▼
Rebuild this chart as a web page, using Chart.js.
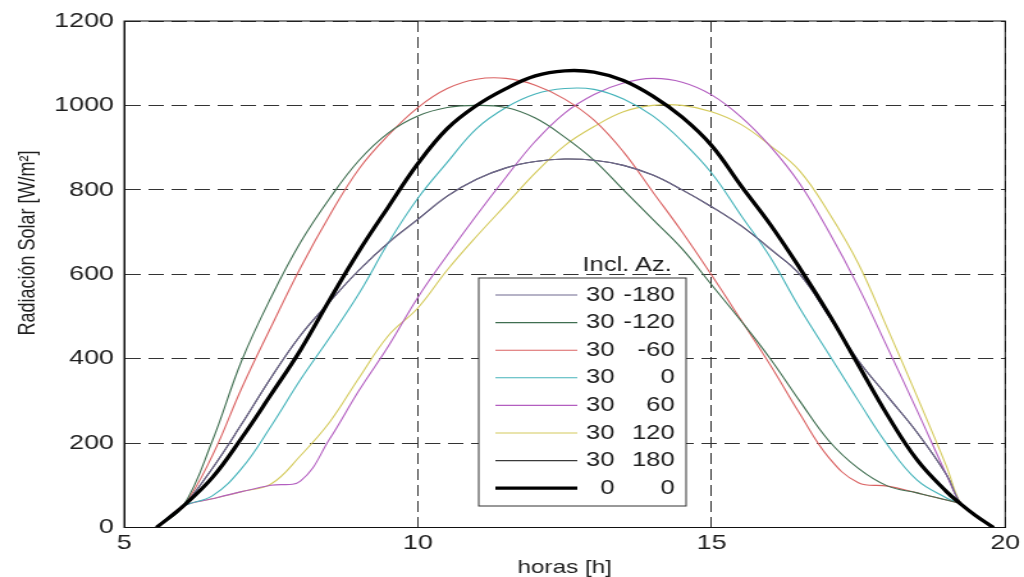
<!DOCTYPE html>
<html>
<head>
<meta charset="utf-8">
<title>Radiación Solar</title>
<script src="https://cdn.jsdelivr.net/npm/chart.js@4.4.1/dist/chart.umd.min.js"></script>
<style>
    html, body { margin: 0; padding: 0; background: #fff; overflow: hidden; }
    #chart { display: block; }
</style>
</head>
<body>
<!-- drawn at 800px wide and stretched to 1024px, like the original figure -->
<canvas id="chart" width="800" height="577" style="width:1024px;height:577px"></canvas>
<script>
// hours of the day
const hours = [5.55, 6, 6.5, 7, 7.5, 8, 8.5, 9, 9.5, 10, 10.5, 11, 11.5, 12, 12.5, 13,
    13.5, 14, 14.5, 15, 15.5, 16, 16.5, 17, 17.5, 18, 18.5, 19, 19.25, 19.5, 19.8];

// radiation [W/m2] per surface (inclination / azimuth)
const radAz180 = [0, 50, 140, 245, 355, 455, 535, 610, 675, 730, 785, 825, 852, 867, 873, 870,
    858, 835, 800, 760, 715, 660, 600, 500, 395, 310, 225, 125, 55, 28, 0];
const radAzM120 = [0, 50, 205, 395, 545, 675, 780, 870, 935, 975, 995, 1000, 995, 970, 925, 870,
    800, 730, 660, 575, 490, 400, 300, 205, 140, 98, 82, 65, 55, 28, 0];
const radAzM60 = [0, 50, 170, 330, 475, 615, 740, 850, 930, 995, 1040, 1062, 1064, 1048, 1015, 965,
    890, 795, 700, 598, 492, 385, 270, 165, 106, 98, 82, 65, 55, 28, 0];
const radAz0 = [0, 50, 75, 140, 240, 350, 450, 555, 675, 780, 865, 945, 995, 1027, 1040, 1038,
    1015, 975, 915, 840, 740, 640, 520, 410, 300, 195, 112, 70, 55, 28, 0];
const radAz60 = [0, 50, 68, 85, 100, 110, 210, 325, 430, 545, 645, 740, 830, 915, 982, 1026,
    1053, 1064, 1055, 1025, 973, 903, 815, 700, 570, 425, 277, 125, 55, 28, 0];
const radAz120 = [0, 50, 68, 85, 103, 170, 250, 355, 455, 520, 610, 690, 765, 840, 905, 950,
    985, 1000, 1000, 985, 955, 905, 845, 745, 625, 470, 310, 145, 55, 28, 0];
const radHoriz = [0, 50, 118, 212, 315, 420, 540, 655, 760, 862, 945, 1000, 1040, 1070, 1082, 1079,
    1059, 1022, 972, 905, 810, 718, 615, 505, 385, 265, 160, 85, 55, 28, 0];

// legend columns
const inclination = ['30', '30', '30', '30', '30', '30', '30', '0'];
const azimuth = ['-180', '-120', '-60', '0', '60', '120', '180', '0'];
const valueSets = [radAz180, radAzM120, radAzM60, radAz0, radAz60, radAz120, radAz180, radHoriz];

// axis ticks
const xTicks = [5, 10, 15, 20];
const yTicks = [0, 200, 400, 600, 800, 1000, 1200];

const lineColors = ['#6f6890', '#3f6e50', '#da6262', '#45b3ba', '#b35ec0', '#d4ca5c', '#3a3a3a', '#000000'];
const textColor = '#1e1e1e';
const fontFamily = "'Liberation Sans', Arial, Helvetica, sans-serif";

Chart.defaults.font.family = fontFamily;
Chart.defaults.color = textColor;

// frame, inset legend and y-axis title
const extrasPlugin = {
    id: 'extras',
    afterDraw(chart) {
        const ctx = chart.ctx;
        const a = chart.chartArea;
        ctx.save();
        ctx.setLineDash([]);
        ctx.strokeStyle = '#111';
        ctx.lineWidth = 1;
        ctx.strokeRect(a.left, a.top, a.right - a.left, a.bottom - a.top);

        // legend box
        const box = { x: 374, y: 278, w: 162, h: 228 };
        ctx.fillStyle = '#fff';
        ctx.fillRect(box.x, box.y, box.w, box.h);
        ctx.strokeStyle = '#333';
        ctx.strokeRect(box.x, box.y, box.w, box.h);

        ctx.font = '20px ' + fontFamily;
        ctx.fillStyle = textColor;
        ctx.textBaseline = 'middle';
        ctx.textAlign = 'left';
        ctx.fillText('Incl.', 455, 265);
        ctx.fillText('Az.', 496, 265);

        chart.data.datasets.forEach((ds, i) => {
            const y = 295 + i * 27.6;
            ctx.strokeStyle = ds.borderColor;
            ctx.lineWidth = ds.borderWidth;
            ctx.beginPath();
            ctx.moveTo(387, y);
            ctx.lineTo(451, y);
            ctx.stroke();
            ctx.textAlign = 'right';
            ctx.fillText(inclination[i], 480, y);
            ctx.fillText(azimuth[i], 527, y);
        });

        // y-axis title
        ctx.translate(22, 243);
        ctx.rotate(-Math.PI / 2);
        ctx.textAlign = 'center';
        ctx.font = '18px ' + fontFamily;
        ctx.fillText('Radiación Solar [W/m²]', 0, 0);
        ctx.restore();
    }
};

new Chart(document.getElementById('chart'), {
    type: 'line',
    data: {
        datasets: valueSets.map((vals, i) => ({
            label: inclination[i] + ' ' + azimuth[i],
            data: hours.map((h, j) => ({ x: h, y: vals[j] })),
            borderColor: lineColors[i],
            borderWidth: i === 7 ? 3.3 : 1.1,
            pointRadius: 0,
            tension: 0.4,
            order: i === 7 ? 0 : 1
        }))
    },
    options: {
        responsive: false,
        animation: false,
        events: [],
        layout: { padding: { top: 21, right: 14, left: 0, bottom: 0 } },
        plugins: { legend: { display: false }, tooltip: { enabled: false } },
        scales: {
            x: {
                type: 'linear',
                min: 5,
                max: 20,
                afterBuildTicks: s => { s.ticks = xTicks.map(v => ({ value: v })); },
                afterFit: s => { s.height = 49.5; },
                grid: { color: '#333', lineWidth: 1, drawTicks: false },
                border: { display: true, color: '#111', dash: [11, 5] },
                ticks: { padding: 3, font: { size: 21 }, color: textColor, callback: v => String(v) },
                title: {
                    display: true,
                    text: 'horas [h]',
                    font: { size: 19, lineHeight: 1 },
                    padding: { top: 0, bottom: 0 },
                    color: textColor
                }
            },
            y: {
                min: 0,
                max: 1200,
                afterBuildTicks: s => { s.ticks = yTicks.map(v => ({ value: v })); },
                afterFit: s => { s.width = 97; },
                grid: { color: '#333', lineWidth: 1, drawTicks: false },
                border: { display: true, color: '#111', dash: [12, 6] },
                ticks: { padding: 8, font: { size: 21 }, color: textColor, callback: v => String(v) }
            }
        }
    },
    plugins: [extrasPlugin]
});
</script>
</body>
</html>
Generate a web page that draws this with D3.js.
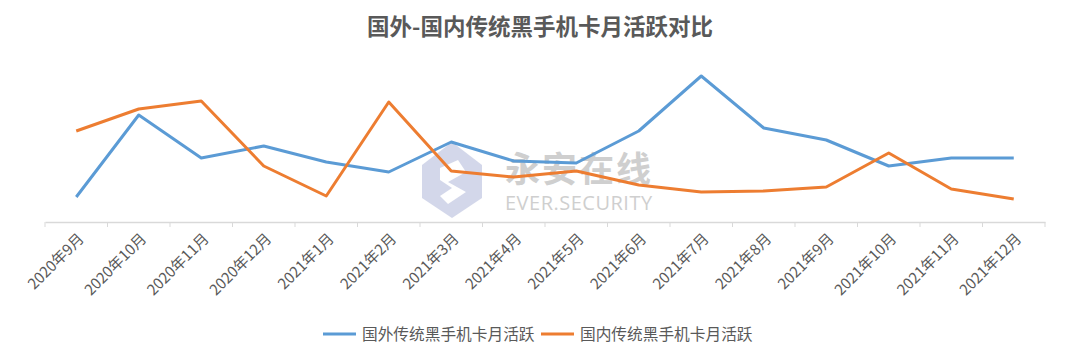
<html>
<head>
<meta charset="utf-8">
<script src="https://cdnjs.cloudflare.com/ajax/libs/d3/7.8.5/d3.min.js"></script>
<style>
    body { margin: 0; background: #fff; }
    svg { display: block; font-family: "Noto Sans CJK SC", "Noto Sans", sans-serif; }
</style>
</head>
<body>
<script>
const months = [
    '2020年9月', '2020年10月', '2020年11月', '2020年12月',
    '2021年1月', '2021年2月', '2021年3月', '2021年4月',
    '2021年5月', '2021年6月', '2021年7月', '2021年8月',
    '2021年9月', '2021年10月', '2021年11月', '2021年12月'
];
const seriesNames = ['国外传统黑手机卡月活跃', '国内传统黑手机卡月活跃'];
const foreignActive = [25, 107, 64, 76, 60, 50, 80, 61, 59, 91, 146, 94, 82, 56, 64, 64];
const domesticActive = [91, 113, 121, 56, 26, 120, 51, 45, 51, 37, 30, 31, 35, 69, 33, 23];
const colors = ['#5b9bd5', '#ed7d31'];

const width = 1080, height = 359;
const plot = { left: 45, right: 1045, top: 62, bottom: 222 };

const svg = d3.select('body').append('svg')
    .attr('width', width)
    .attr('height', height);

// title
svg.append('text')
    .attr('x', 540)
    .attr('y', 35)
    .attr('text-anchor', 'middle')
    .attr('font-size', 22.5)
    .attr('font-weight', 'bold')
    .attr('fill', '#595959')
    .text('国外-国内传统黑手机卡月活跃对比');

const x = d3.scaleBand().domain(months).range([plot.left, plot.right]);
const y = d3.scaleLinear().domain([0, 160]).range([plot.bottom, plot.top]);

// watermark
const wm = svg.append('g').attr('opacity', 0.6);
wm.append('path')
    .attr('d', 'M452,142 L482,165 L482,198 L452,218 L422,198 L422,165 Z')
    .attr('fill', '#b7bedd');
wm.append('path')
    .attr('d', 'M440,168 L458,160 L466,172 L448,182 L466,192 L448,204 L440,196 L452,188 L440,180 Z')
    .attr('fill', '#fff');
wm.append('text')
    .attr('x', 505).attr('y', 182)
    .attr('font-size', 35)
    .attr('font-weight', 'bold')
    .attr('fill', '#b0b0b0')
    .attr('letter-spacing', 2)
    .text('永安在线');
wm.append('text')
    .attr('x', 505).attr('y', 210)
    .attr('font-size', 20)
    .attr('fill', '#b0b0b0')
    .attr('font-family', '"Open Sans", sans-serif')
    .attr('letter-spacing', 0.5)
    .text('EVER.SECURITY');

// x axis
const axis = svg.append('g')
    .attr('transform', `translate(0, ${plot.bottom})`)
    .call(d3.axisBottom(x).tickSize(0).tickFormat(''));
axis.select('.domain').attr('stroke', '#d9d9d9').attr('stroke-width', 1.5);

svg.append('g').selectAll('line')
    .data(months.concat(['end']))
    .join('line')
    .attr('x1', (d, i) => plot.left + i * x.step())
    .attr('x2', (d, i) => plot.left + i * x.step())
    .attr('y1', plot.bottom)
    .attr('y2', plot.bottom + 5)
    .attr('stroke', '#d9d9d9');

svg.append('g').selectAll('text')
    .data(months)
    .join('text')
    .attr('transform', d => `translate(${x(d) + x.bandwidth() / 2 + 5}, ${plot.bottom + 14}) rotate(-45)`)
    .attr('text-anchor', 'end')
    .attr('dy', '0.35em')
    .attr('font-size', 15)
    .attr('fill', '#595959')
    .text(d => d);

// lines
const line = d3.line()
    .x((d, i) => x(months[i]) + x.bandwidth() / 2)
    .y(d => y(d));

[foreignActive, domesticActive].forEach((data, k) => {
    svg.append('path')
        .datum(data)
        .attr('fill', 'none')
        .attr('stroke', colors[k])
        .attr('stroke-width', 3)
        .attr('stroke-linejoin', 'round')
        .attr('d', line);
});

// legend
const legend = svg.append('g').attr('transform', 'translate(0, 334)');
const legendX = [323, 541];
seriesNames.forEach((name, k) => {
    legend.append('line')
        .attr('x1', legendX[k]).attr('x2', legendX[k] + 33)
        .attr('stroke', colors[k])
        .attr('stroke-width', 3);
    legend.append('text')
        .attr('x', legendX[k] + 39)
        .attr('dy', '0.35em')
        .attr('font-size', 15.7)
        .attr('fill', '#595959')
        .text(name);
});
</script>
</body>
</html>
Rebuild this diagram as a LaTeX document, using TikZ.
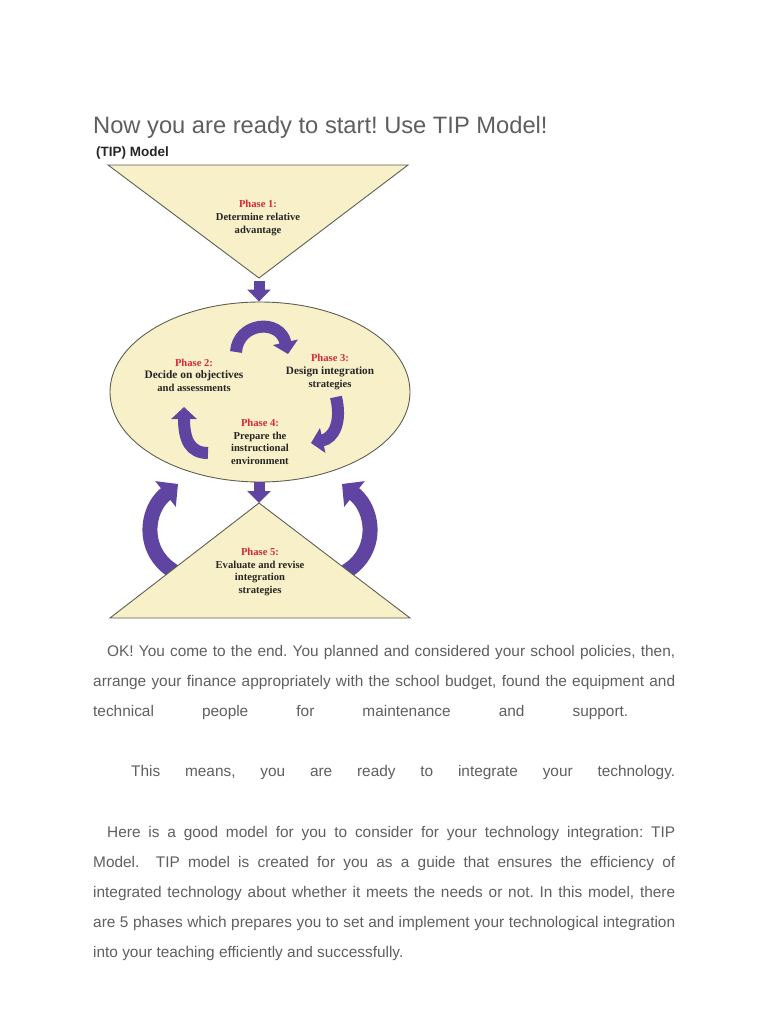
\documentclass[tikz,border=0pt]{standalone}
\usepackage{fontspec}
\setmainfont{Liberation Sans}
\newfontfamily\phasefont{Liberation Serif}
\usetikzlibrary{positioning,calc,shapes.geometric,arrows.meta}
\definecolor{TipCream}{RGB}{247,240,200}
\definecolor{TipPurple}{RGB}{96,68,162}
\definecolor{TipRed}{RGB}{212,42,56}
\definecolor{TipEdge}{RGB}{95,95,85}
\definecolor{PageGray}{RGB}{95,95,95}
\frenchspacing
\tikzset{
	phasebox/.style={draw=TipEdge,fill=TipCream,line width=0.9pt},
	down/.style={draw=TipPurple,line width=11pt,-{Triangle[width=23pt,length=12pt]}},
	turn/.style={draw=TipPurple,line width=12pt,-{Triangle[width=25pt,length=12pt]}},
	swing/.style={draw=TipPurple,line width=15pt,-{Triangle[width=32pt,length=16pt]}},
	ptext/.style={font=\phasefont\bfseries\fontsize{10.6}{12.6}\selectfont,align=center,text=black!85,inner sep=0pt},
	body/.style={anchor=base west,inner sep=0pt,font=\fontsize{15.4}{18}\selectfont,text=PageGray},
}
\newcommand{\ph}[1]{\textcolor{TipRed}{#1}}

\begin{document}
\begin{tikzpicture}[x=1pt,y=-1pt]
	\useasboundingbox[fill=white] (0,0) rectangle (768,1024);
	\node[anchor=base west,inner sep=0pt,font=\fontsize{23.7}{28}\selectfont,text=PageGray] (title) at (93,134) {Now you are ready to start! Use TIP Model!};
	\node[anchor=base west,inner sep=0pt,font=\bfseries\fontsize{13.5}{16}\selectfont,text=black!85] (cap) at (96,157) {(TIP) Model};
	\coordinate (ta) at (108,165);
	\coordinate (tb) at (408,165);
	\coordinate (tc) at (259,278);
	\coordinate (ba) at (259,503);
	\coordinate (bb) at (410,618);
	\coordinate (bc) at (110,618);
	\draw[phasebox] (ta)--(tb)--(tc)--cycle;
	\node[ellipse,phasebox,minimum width=300pt,minimum height=180pt,inner sep=0pt] (ell) at (260,392) {};
	\draw[down] ($(tc)+(0,3)$) -- (tc |- ell.north);
	\draw[down] (ell.south -| ba) -- (ba);
	\draw[swing] (188,578) .. controls (140,562) and (143,512) .. (178,484);
	\draw[swing] (332,578) .. controls (380,562) and (377,512) .. (342,484);
	\draw[phasebox] (ba)--(bb)--(bc)--cycle;
	\draw[turn] (236,352) .. controls (238,322) and (280,318) .. (288,354);
	\draw[turn] (336,397) .. controls (342,422) and (334,438) .. (311,443);
	\draw[turn] (208,453) .. controls (190,453) and (184,440) .. (184,407);
	\node[ptext] (p1) at (258,218) {\ph{Phase 1:}\\Determine relative\\advantage};
	\node[ptext] (p2) at (194,375) {\ph{Phase 2:}\\{\fontsize{11.4}{12.6}\selectfont Decide on objectives}\\and assessments};
	\node[ptext] (p3) at (330,372) {\ph{Phase 3:}\\{\fontsize{11.2}{12.6}\selectfont Design integration}\\strategies};
	\node[ptext] (p4) at (260,442) {\ph{Phase 4:}\\Prepare the\\instructional\\environment};
	\node[ptext] (p5) at (260,572) {\ph{Phase 5:}\\Evaluate and revise\\integration\\strategies};
	\node[body] (l1) at (107,656) {\makebox[568pt][s]{OK! You come to the end. You planned and considered your school policies, then,}};
	\node[body] (l2) at (93,686) {\makebox[582pt][s]{arrange your finance appropriately with the school budget, found the equipment and}};
	\node[body] (l3) at (93,716) {\makebox[535pt][s]{technical people for maintenance and support.}};
	\node[body] (l4) at (131,776) {\makebox[544pt][s]{This means, you are ready to integrate your technology.}};
	\node[body] (l5) at (107,837) {\makebox[568pt][s]{Here is a good model for you to consider for your technology integration: TIP}};
	\node[body] (l6) at (93,867) {\makebox[582pt][s]{Model.\ \ TIP model is created for you as a guide that ensures the efficiency of}};
	\node[body] (l7) at (93,897) {\makebox[582pt][s]{integrated technology about whether it meets the needs or not. In this model, there}};
	\node[body] (l8) at (93,927) {\makebox[582pt][s]{are 5 phases which prepares you to set and implement your technological integration}};
	\node[body] (l9) at (93,957) {into your teaching efficiently and successfully.};
\end{tikzpicture}
\end{document}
▲
» **Given exercise**: Only the lines from the start of the entries above to the line containing "19.25, 19.5, 19.8];" are to be given again, exactly and with both ends included; pictures are excluded.

» **Task output**:
Rebuild this chart as a web page, using Chart.js.
<!DOCTYPE html>
<html>
<head>
<meta charset="utf-8">
<title>Radiación Solar</title>
<script src="https://cdn.jsdelivr.net/npm/chart.js@4.4.1/dist/chart.umd.min.js"></script>
<style>
    html, body { margin: 0; padding: 0; background: #fff; overflow: hidden; }
    #chart { display: block; }
</style>
</head>
<body>
<!-- drawn at 800px wide and stretched to 1024px, like the original figure -->
<canvas id="chart" width="800" height="577" style="width:1024px;height:577px"></canvas>
<script>
// hours of the day
const hours = [5.55, 6, 6.5, 7, 7.5, 8, 8.5, 9, 9.5, 10, 10.5, 11, 11.5, 12, 12.5, 13,
    13.5, 14, 14.5, 15, 15.5, 16, 16.5, 17, 17.5, 18, 18.5, 19, 19.25, 19.5, 19.8];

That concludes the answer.